The study also found that when teens begin to slide towards delinquency, nonresident fathers increase their involvement in response. The researchers found such involvement to be effective—the impact of father involvement was the greatest on the kids who had previously been the most troubled.
Similarly, according to a long–term study conducted in the United States and in New Zealand, a father’s presence greatly decreases the risk of teen pregnancy. The study found that it mattered little whether the child was rich or poor, or black or white—what mattered was dad.
Research also demonstrates that father involvement at earlier stages of a child’s life produces similarly positive outcomes.

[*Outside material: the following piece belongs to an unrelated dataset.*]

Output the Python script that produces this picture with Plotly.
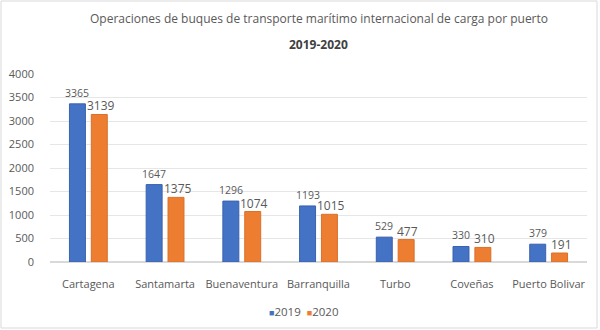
import plotly.graph_objects as go

puertos = ["Cartagena", "Santamarta", "Buenaventura", "Barranquilla",
           "Turbo", "Coveñas", "Puerto Bolivar"]
ops_2019 = [3365, 1647, 1296, 1193, 529, 330, 379]
ops_2020 = [3139, 1375, 1074, 1015, 477, 310, 191]

AZUL = "#4472C4"
NARANJA = "#ED7D31"
GRIS = "#595959"
FUENTE = "Open Sans"

W, H = 600, 330
ML, MR, MT, MB = 50, 13, 74, 68
alto = H - MT - MB
ancho = W - ML - MR


def fila(py):
    """Pixel row (from the top of the page) -> paper y coordinate."""
    return ((H - MB) - py) / alto


def col(px):
    """Pixel column -> paper x coordinate."""
    return (px - ML) / ancho


BARGAP = 0.43
GROUPGAP = 0.27
desplaz = (1 - BARGAP) / 4

fig = go.Figure()
fig.add_trace(go.Bar(name="2019", x=puertos, y=ops_2019, showlegend=False,
                     marker=dict(color=AZUL, line=dict(color="#3A62AD", width=1))))
fig.add_trace(go.Bar(name="2020", x=puertos, y=ops_2020, showlegend=False,
                     marker=dict(color=NARANJA, line=dict(color="#D9702A", width=1))))

anots = []
for i, (a, b) in enumerate(zip(ops_2019, ops_2020)):
    anots.append(dict(x=i - desplaz, y=a, xref="x", yref="y", text=str(a),
                      showarrow=False, yanchor="bottom", yshift=2,
                      font=dict(size=10.5, color=GRIS, family=FUENTE)))
    anots.append(dict(x=i + desplaz + 0.02, y=b, xref="x", yref="y", text=str(b),
                      showarrow=False, yanchor="bottom", yshift=-2,
                      font=dict(size=12, color=GRIS, family=FUENTE)))

# titles
anots.append(dict(x=0.5, y=fila(18), xref="paper", yref="paper", yanchor="middle",
                  text="Operaciones de buques de transporte marítimo internacional de carga por puerto",
                  showarrow=False, font=dict(size=12, color=GRIS, family=FUENTE)))
anots.append(dict(x=0.5, y=fila(44), xref="paper", yref="paper", yanchor="middle",
                  text="<b>2019-2020</b>", showarrow=False,
                  font=dict(size=12, color="#404040", family=FUENTE)))

# compact legend
leyenda = (f"<span style='color:{AZUL};font-size:9px'>■</span>2019&nbsp;&nbsp;"
           f"<span style='color:{NARANJA};font-size:9px'>■</span>2020")
anots.append(dict(x=col(303), y=fila(311), xref="paper", yref="paper",
                  xanchor="center", yanchor="middle", text=leyenda, showarrow=False,
                  font=dict(size=11.5, color=GRIS, family=FUENTE)))

fig.update_layout(
    width=W, height=H,
    margin=dict(l=ML, r=MR, t=MT, b=MB, autoexpand=False),
    paper_bgcolor="white", plot_bgcolor="white",
    barmode="group", bargap=BARGAP, bargroupgap=GROUPGAP,
    font=dict(family=FUENTE, color=GRIS, size=11),
    showlegend=False,
    annotations=anots,
    shapes=[dict(type="rect", xref="paper", yref="paper",
                 x0=col(1), x1=col(597), y0=fila(328), y1=fila(1),
                 line=dict(color="#D9D9D9", width=1))],
)
fig.update_yaxes(range=[0, 4000], dtick=500, showgrid=True, gridcolor="#E6E6E6",
                 gridwidth=1, zeroline=True, zerolinecolor="#D9D9D9",
                 tickfont=dict(size=11, color=GRIS), ticks="", ticklabelstandoff=15)
fig.update_xaxes(tickfont=dict(size=11, color=GRIS), showline=False, ticks="",
                 ticklabelstandoff=14)

fig.write_html("out.html")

Unfortunately, misguided women’s advocates (such as the Michigan National Organization for Women) and special interest groups (such as the Michigan State Bar’s Family Law Section) have opposed shared parenting. In December 2006, a similar shared parenting bill was held up in committee on a 4–4 vote (one abstention).Nonetheless, some women’s advocates recognize that shared parenting helps mothers because it provides them with greater economic freedom and opportunities. Outspoken feminist advocates of shared parenting include Martha Burk and former NOW president Karen DeCrow.
A recent trend in some Michigan courts demonstrates recognition of this. In part because welfare funds are tight, some Michigan family court judges say they’ve been increasingly awarding shared parenting in custody cases involving low–income parents. Why? Dividing child care duties between mothers and fathers allows mothers more opportunity to develop careers and financial independence.
Research demonstrates that shared parenting leads to higher rates of child support compliance and fewer rancorous court cases, thus reducing the need for state involvement. HB 4564 will help Michigan’s parents and children, as well as its overburdened court system.